MECA is one way of simplifying the transfer of manuscripts and peer review data between publishers. At the moment, a manuscript transfer can be quite difficult. The MECA team is focused on finding the best way to make the transfer easy.

The MECA team also has members from Clarivate Analytics, Aries Systems, eJournal Press, HighWire, and PLOS. The team is working on creating a standard vocabulary. It will be important to create a simple, flexible procedure for gathering files and sharing them across systems. The MECA team is also working out a strategy for sharing peer review information between journals. The transfer process will also need a unique identity for each paper.

Changing Times

Researchers waste about 15 million hours every year by repeating reviews. This could be fixed by simply transferring the peer review data of a rejected article to its new journal. Manuscripts are already being transferred within publishing groups. The challenge is to make it easier to transfer manuscript files between publishers. There also needs to be a way to transfer data between preprint servers and publishers.

The MECA team hopes to make this possible by designing a common approach. They will recommend best practices. This data will be open access. The team hopes that their recommendations will be widely used. MECA would make it easier to transfer files between submission systems. MECA could be used to submit papers from a preprint server to a publisher. Researchers could use MECA to transfer their paper from an authoring tool to a publisher. Papers could be transferred from a submission system to production services.

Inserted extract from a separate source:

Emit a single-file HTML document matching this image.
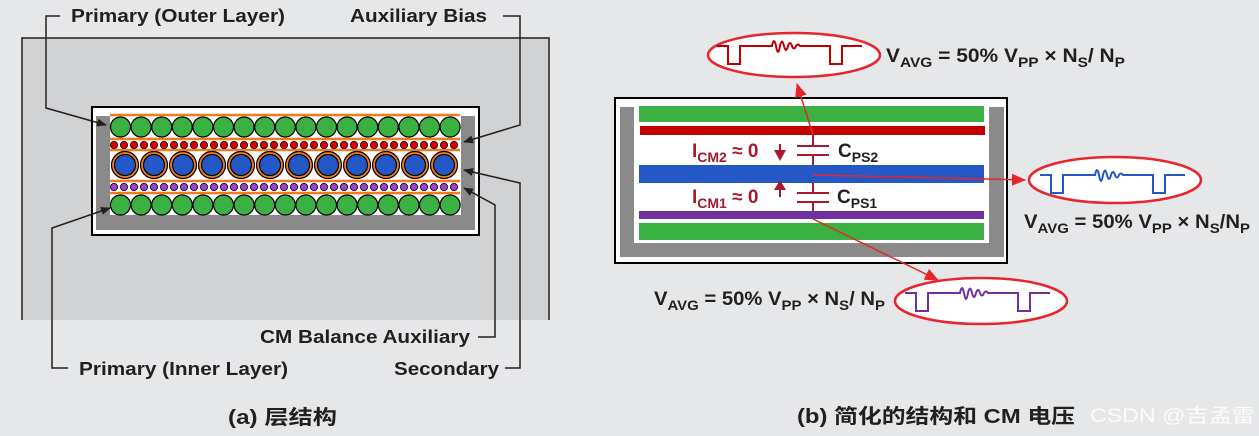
<!DOCTYPE html>
<html><head><meta charset="utf-8"><style>
html,body{margin:0;padding:0;background:#e6e7e9;}
svg{display:block;}
text{font-family:"Liberation Sans","Noto Sans CJK SC",sans-serif;font-weight:bold;}
</style></head><body>
<svg width="1259" height="436" viewBox="0 0 1259 436" xmlns="http://www.w3.org/2000/svg">
<defs>
<marker id="ab" markerWidth="10" markerHeight="8" refX="9" refY="4" orient="auto" markerUnits="userSpaceOnUse"><path d="M0,0 L10,4 L0,8 z" fill="#231f20"/></marker>
<marker id="ar" markerWidth="14" markerHeight="12" refX="13" refY="6" orient="auto" markerUnits="userSpaceOnUse"><path d="M0,0 L14,6 L0,12 z" fill="#e8242c"/></marker>
<path id="wave" d="M0,0 H11 V18 H23 V0 H55 q2,-10 4,0 q2,12 4,0 q2,-9 4,0 q2,8 4,0 q2,-6 4,0 q2,5 4,0 q2,-3 4,0 H113 V18 H125 V0 H145" fill="none" stroke-width="2"/>
</defs>
<!-- (a) -->
<rect x="22" y="38" width="527" height="282" fill="#d1d2d4"/>
<path d="M22,320 V38 H549 V320" fill="none" stroke="#231f20" stroke-width="1.5"/>
<rect x="92" y="107" width="387" height="128" fill="#fff" stroke="#000" stroke-width="2"/>
<path d="M96,116 H110 V215 H461 V116 H475 V230 H96 z" fill="#8a8a8a"/>
<g stroke="#f47a20" stroke-width="2.5">
<line x1="110" y1="115" x2="460" y2="115"/><line x1="110" y1="139" x2="460" y2="139"/>
<line x1="110" y1="150" x2="460" y2="150"/><line x1="110" y1="181" x2="460" y2="181"/>
<line x1="110" y1="193" x2="460" y2="193"/>
</g>
<!-- leaders -->
<g stroke="#231f20" stroke-width="1.5" fill="none">
<path d="M60,16 H46 V108 L106,125" marker-end="url(#ab)"/>
<path d="M503,16 H520 V125 L464,142" marker-end="url(#ab)"/>
<path d="M505,368 H520 V183 L464,170" marker-end="url(#ab)"/>
<path d="M478,337 H495 V205 L464,188" marker-end="url(#ab)"/>
<path d="M68,368 H52 V228 L110,208" marker-end="url(#ab)"/>
</g>
<g fill="#231f20" font-size="18" lengthAdjust="spacingAndGlyphs">
<text x="71" y="22" textLength="214" lengthAdjust="spacingAndGlyphs">Primary (Outer Layer)</text>
<text x="350" y="22" textLength="137" lengthAdjust="spacingAndGlyphs">Auxiliary Bias</text>
<text x="260" y="343" textLength="210" lengthAdjust="spacingAndGlyphs">CM Balance Auxiliary</text>
<text x="79" y="375" textLength="209" lengthAdjust="spacingAndGlyphs">Primary (Inner Layer)</text>
<text x="394" y="375" textLength="105" lengthAdjust="spacingAndGlyphs">Secondary</text>
</g>
<text x="228" y="424" font-size="20" fill="#231f20" textLength="109" lengthAdjust="spacingAndGlyphs">(a) 层结构</text>
<!-- (b) -->
<rect x="615" y="98" width="392" height="165" fill="#fff" stroke="#000" stroke-width="2"/>
<path d="M620,107 H634 V243 H989 V107 H1004 V257 H620 z" fill="#8a8a8a"/>
<rect x="639" y="106" width="345" height="16" fill="#3bb143"/>
<rect x="640" y="126" width="345" height="9" fill="#c00000"/>
<rect x="639" y="165" width="345" height="18" fill="#2458c6"/>
<rect x="639" y="211" width="345" height="8" fill="#7030a0"/>
<rect x="639" y="223" width="345" height="17" fill="#3bb143"/>
<g stroke="#a6192e" stroke-width="2">
<line x1="813" y1="135" x2="813" y2="146"/><line x1="797" y1="146" x2="829" y2="146"/>
<line x1="797" y1="155" x2="829" y2="155"/><line x1="813" y1="155" x2="813" y2="165"/>
<line x1="813" y1="183" x2="813" y2="193"/><line x1="797" y1="193" x2="829" y2="193"/>
<line x1="797" y1="202" x2="829" y2="202"/><line x1="813" y1="202" x2="813" y2="211"/>
<line x1="780" y1="144" x2="780" y2="152"/><line x1="780" y1="182" x2="780" y2="197"/>
</g>
<path d="M774,150 L786,150 L780,161 z" fill="#a6192e"/>
<path d="M774,190 L786,190 L780,180 z" fill="#a6192e"/>
<g fill="#a6192e" font-size="19">
<text x="692" y="157">I<tspan font-size="14" dy="5">CM2</tspan><tspan dy="-5"> ≈ 0</tspan></text>
<text x="692" y="203">I<tspan font-size="14" dy="5">CM1</tspan><tspan dy="-5"> ≈ 0</tspan></text>
</g>
<g fill="#231f20" font-size="19">
<text x="838" y="157">C<tspan font-size="14" dy="5">PS2</tspan></text>
<text x="837" y="203">C<tspan font-size="14" dy="5">PS1</tspan></text>
</g>
<g stroke="#e8242c" stroke-width="1.5" fill="none">
<line x1="813" y1="135" x2="797" y2="84" marker-end="url(#ar)"/>
<line x1="813" y1="175" x2="1025" y2="180" marker-end="url(#ar)"/>
<line x1="813" y1="219" x2="938" y2="280" marker-end="url(#ar)"/>
</g>
<g fill="#fff" stroke="#e8242c" stroke-width="2.5">
<ellipse cx="794" cy="55" rx="86" ry="22"/>
<ellipse cx="1115" cy="180" rx="86" ry="23"/>
<ellipse cx="981" cy="301" rx="86" ry="23"/>
</g>
<use href="#wave" x="717" y="46" stroke="#c00000"/>
<use href="#wave" x="1040" y="175" stroke="#2458c6"/>
<use href="#wave" x="905" y="293" stroke="#7030a0"/>
<g fill="#231f20" font-size="19">
<text x="886" y="62" textLength="239" lengthAdjust="spacingAndGlyphs">V<tspan font-size="14" dy="5">AVG</tspan><tspan dy="-5"> = 50% V</tspan><tspan font-size="14" dy="5">PP</tspan><tspan dy="-5"> × N</tspan><tspan font-size="14" dy="5">S</tspan><tspan dy="-5">/ N</tspan><tspan font-size="14" dy="5">P</tspan></text>
<text x="1024" y="228" textLength="226" lengthAdjust="spacingAndGlyphs">V<tspan font-size="14" dy="5">AVG</tspan><tspan dy="-5"> = 50% V</tspan><tspan font-size="14" dy="5">PP</tspan><tspan dy="-5"> × N</tspan><tspan font-size="14" dy="5">S</tspan><tspan dy="-5">/N</tspan><tspan font-size="14" dy="5">P</tspan></text>
<text x="654" y="305" textLength="231" lengthAdjust="spacingAndGlyphs">V<tspan font-size="14" dy="5">AVG</tspan><tspan dy="-5"> = 50% V</tspan><tspan font-size="14" dy="5">PP</tspan><tspan dy="-5"> × N</tspan><tspan font-size="14" dy="5">S</tspan><tspan dy="-5">/ N</tspan><tspan font-size="14" dy="5">P</tspan></text>
</g>
<text x="797" y="423" font-size="20" fill="#231f20" textLength="278" lengthAdjust="spacingAndGlyphs">(b) 简化的结构和 CM 电压</text>
<text x="1090" y="422" font-size="19" fill="#fff" style="font-weight:normal" opacity="0.85" textLength="165" lengthAdjust="spacingAndGlyphs">CSDN @吉孟雷</text>
<!-- circles -->
<g stroke="#000" stroke-width="1.2">
<g fill="#3bb143">
<circle cx="120.5" cy="127" r="10"/><circle cx="141.1" cy="127" r="10"/><circle cx="161.7" cy="127" r="10"/><circle cx="182.3" cy="127" r="10"/><circle cx="202.9" cy="127" r="10"/><circle cx="223.5" cy="127" r="10"/><circle cx="244.1" cy="127" r="10"/><circle cx="264.7" cy="127" r="10"/><circle cx="285.3" cy="127" r="10"/><circle cx="305.9" cy="127" r="10"/><circle cx="326.5" cy="127" r="10"/><circle cx="347.1" cy="127" r="10"/><circle cx="367.7" cy="127" r="10"/><circle cx="388.3" cy="127" r="10"/><circle cx="408.9" cy="127" r="10"/><circle cx="429.5" cy="127" r="10"/><circle cx="450.1" cy="127" r="10"/>
<circle cx="120.5" cy="205" r="10"/><circle cx="141.1" cy="205" r="10"/><circle cx="161.7" cy="205" r="10"/><circle cx="182.3" cy="205" r="10"/><circle cx="202.9" cy="205" r="10"/><circle cx="223.5" cy="205" r="10"/><circle cx="244.1" cy="205" r="10"/><circle cx="264.7" cy="205" r="10"/><circle cx="285.3" cy="205" r="10"/><circle cx="305.9" cy="205" r="10"/><circle cx="326.5" cy="205" r="10"/><circle cx="347.1" cy="205" r="10"/><circle cx="367.7" cy="205" r="10"/><circle cx="388.3" cy="205" r="10"/><circle cx="408.9" cy="205" r="10"/><circle cx="429.5" cy="205" r="10"/><circle cx="450.1" cy="205" r="10"/>
</g>
<g fill="#e00000" stroke-width="0.8">
<circle cx="114" cy="145" r="3.6"/><circle cx="124" cy="145" r="3.6"/><circle cx="134" cy="145" r="3.6"/><circle cx="144" cy="145" r="3.6"/><circle cx="154" cy="145" r="3.6"/><circle cx="164" cy="145" r="3.6"/><circle cx="174" cy="145" r="3.6"/><circle cx="184" cy="145" r="3.6"/><circle cx="194" cy="145" r="3.6"/><circle cx="204" cy="145" r="3.6"/><circle cx="214" cy="145" r="3.6"/><circle cx="224" cy="145" r="3.6"/><circle cx="234" cy="145" r="3.6"/><circle cx="244" cy="145" r="3.6"/><circle cx="254" cy="145" r="3.6"/><circle cx="264" cy="145" r="3.6"/><circle cx="274" cy="145" r="3.6"/><circle cx="284" cy="145" r="3.6"/><circle cx="294" cy="145" r="3.6"/><circle cx="304" cy="145" r="3.6"/><circle cx="314" cy="145" r="3.6"/><circle cx="324" cy="145" r="3.6"/><circle cx="334" cy="145" r="3.6"/><circle cx="344" cy="145" r="3.6"/><circle cx="354" cy="145" r="3.6"/><circle cx="364" cy="145" r="3.6"/><circle cx="374" cy="145" r="3.6"/><circle cx="384" cy="145" r="3.6"/><circle cx="394" cy="145" r="3.6"/><circle cx="404" cy="145" r="3.6"/><circle cx="414" cy="145" r="3.6"/><circle cx="424" cy="145" r="3.6"/><circle cx="434" cy="145" r="3.6"/><circle cx="444" cy="145" r="3.6"/><circle cx="454" cy="145" r="3.6"/>
</g>
<g fill="#9b3fd6" stroke-width="0.8">
<circle cx="114" cy="187" r="3.6"/><circle cx="124" cy="187" r="3.6"/><circle cx="134" cy="187" r="3.6"/><circle cx="144" cy="187" r="3.6"/><circle cx="154" cy="187" r="3.6"/><circle cx="164" cy="187" r="3.6"/><circle cx="174" cy="187" r="3.6"/><circle cx="184" cy="187" r="3.6"/><circle cx="194" cy="187" r="3.6"/><circle cx="204" cy="187" r="3.6"/><circle cx="214" cy="187" r="3.6"/><circle cx="224" cy="187" r="3.6"/><circle cx="234" cy="187" r="3.6"/><circle cx="244" cy="187" r="3.6"/><circle cx="254" cy="187" r="3.6"/><circle cx="264" cy="187" r="3.6"/><circle cx="274" cy="187" r="3.6"/><circle cx="284" cy="187" r="3.6"/><circle cx="294" cy="187" r="3.6"/><circle cx="304" cy="187" r="3.6"/><circle cx="314" cy="187" r="3.6"/><circle cx="324" cy="187" r="3.6"/><circle cx="334" cy="187" r="3.6"/><circle cx="344" cy="187" r="3.6"/><circle cx="354" cy="187" r="3.6"/><circle cx="364" cy="187" r="3.6"/><circle cx="374" cy="187" r="3.6"/><circle cx="384" cy="187" r="3.6"/><circle cx="394" cy="187" r="3.6"/><circle cx="404" cy="187" r="3.6"/><circle cx="414" cy="187" r="3.6"/><circle cx="424" cy="187" r="3.6"/><circle cx="434" cy="187" r="3.6"/><circle cx="444" cy="187" r="3.6"/><circle cx="454" cy="187" r="3.6"/>
</g>
<g fill="#2458c6">
<circle cx="125" cy="165" r="13.5" fill="#f47a20"/><circle cx="125" cy="165" r="10.5"/>
<circle cx="154" cy="165" r="13.5" fill="#f47a20"/><circle cx="154" cy="165" r="10.5"/>
<circle cx="183" cy="165" r="13.5" fill="#f47a20"/><circle cx="183" cy="165" r="10.5"/>
<circle cx="212" cy="165" r="13.5" fill="#f47a20"/><circle cx="212" cy="165" r="10.5"/>
<circle cx="241" cy="165" r="13.5" fill="#f47a20"/><circle cx="241" cy="165" r="10.5"/>
<circle cx="270" cy="165" r="13.5" fill="#f47a20"/><circle cx="270" cy="165" r="10.5"/>
<circle cx="299" cy="165" r="13.5" fill="#f47a20"/><circle cx="299" cy="165" r="10.5"/>
<circle cx="328" cy="165" r="13.5" fill="#f47a20"/><circle cx="328" cy="165" r="10.5"/>
<circle cx="357" cy="165" r="13.5" fill="#f47a20"/><circle cx="357" cy="165" r="10.5"/>
<circle cx="386" cy="165" r="13.5" fill="#f47a20"/><circle cx="386" cy="165" r="10.5"/>
<circle cx="415" cy="165" r="13.5" fill="#f47a20"/><circle cx="415" cy="165" r="10.5"/>
<circle cx="444" cy="165" r="13.5" fill="#f47a20"/><circle cx="444" cy="165" r="10.5"/>
</g>
</g>
</svg>
</body></html>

Language is important. The MECA team is working on creating a common vocabulary with a standard meaning. This will make it possible for different publishing systems to cross-talk with more clarity. The MECA team also has suggestions about what should be included during manuscript submission. The final submission would include a zipped folder. The individual files would be in the .xml format. These files would include the peer review, the article, and all the related files containing contact and security information.

Every article would be assigned with a unique identifier. These would include keywords, authors, the manuscript number, and the DOI. The MECA system may use a universally unique identifier (UUID). The UUID would include the date, time, MAC address, and a random number. This way, there would be no confusion with the identifier between publishers. The latest revision of the rejected article would be used in the manuscript transfer process. The peer review data could exclude the reviewers’ names. All of the reviewers’ comments would be included in the transfer.

The Timeline

The MECA team has been sharing its ideas with the research community. They have done a panel presentation at the Society for Scholarly Publishers meeting. In addition, they have also been accepting feedback and would also like to include more members. This will help them to come up with better ideas.

The next step would be to host webinars. This will help people understand how MECA would work. Later this year, the MECA team will build a pilot system. This will be tested and refined. Ideally, MECA would be ready for use in 2018.

MECA would be useful to researchers who need to re-submit a paper. If there is a way to send the files to a new publisher, it would save time. If the re-submission included peer review data, it would save the research community 15 million hours every year. The MECA project may create new tools that would be very useful.

Sharing reviews may not always be what authors want. If a manuscript is transferred, the journal editor will know that they were not your first choice. We also don’t know how a small publisher might feel about sharing all the peer review information with a larger competitor. A scientist may not want to transfer peer review data if they perceived the review to be unfair. Resubmitting just the article may, in fact, provide an opportunity to get a better review.

The MECA team is working on a way to simplify manuscript resubmissions. This would usually happen after a scientist receives a journal rejection notice. Being able to transfer data between systems would make publishing easier for scientists. With MECA, the peer review data would be transferred across systems. This would make the review process easier for editors as well. MECA could, thus, make resubmission much more efficient.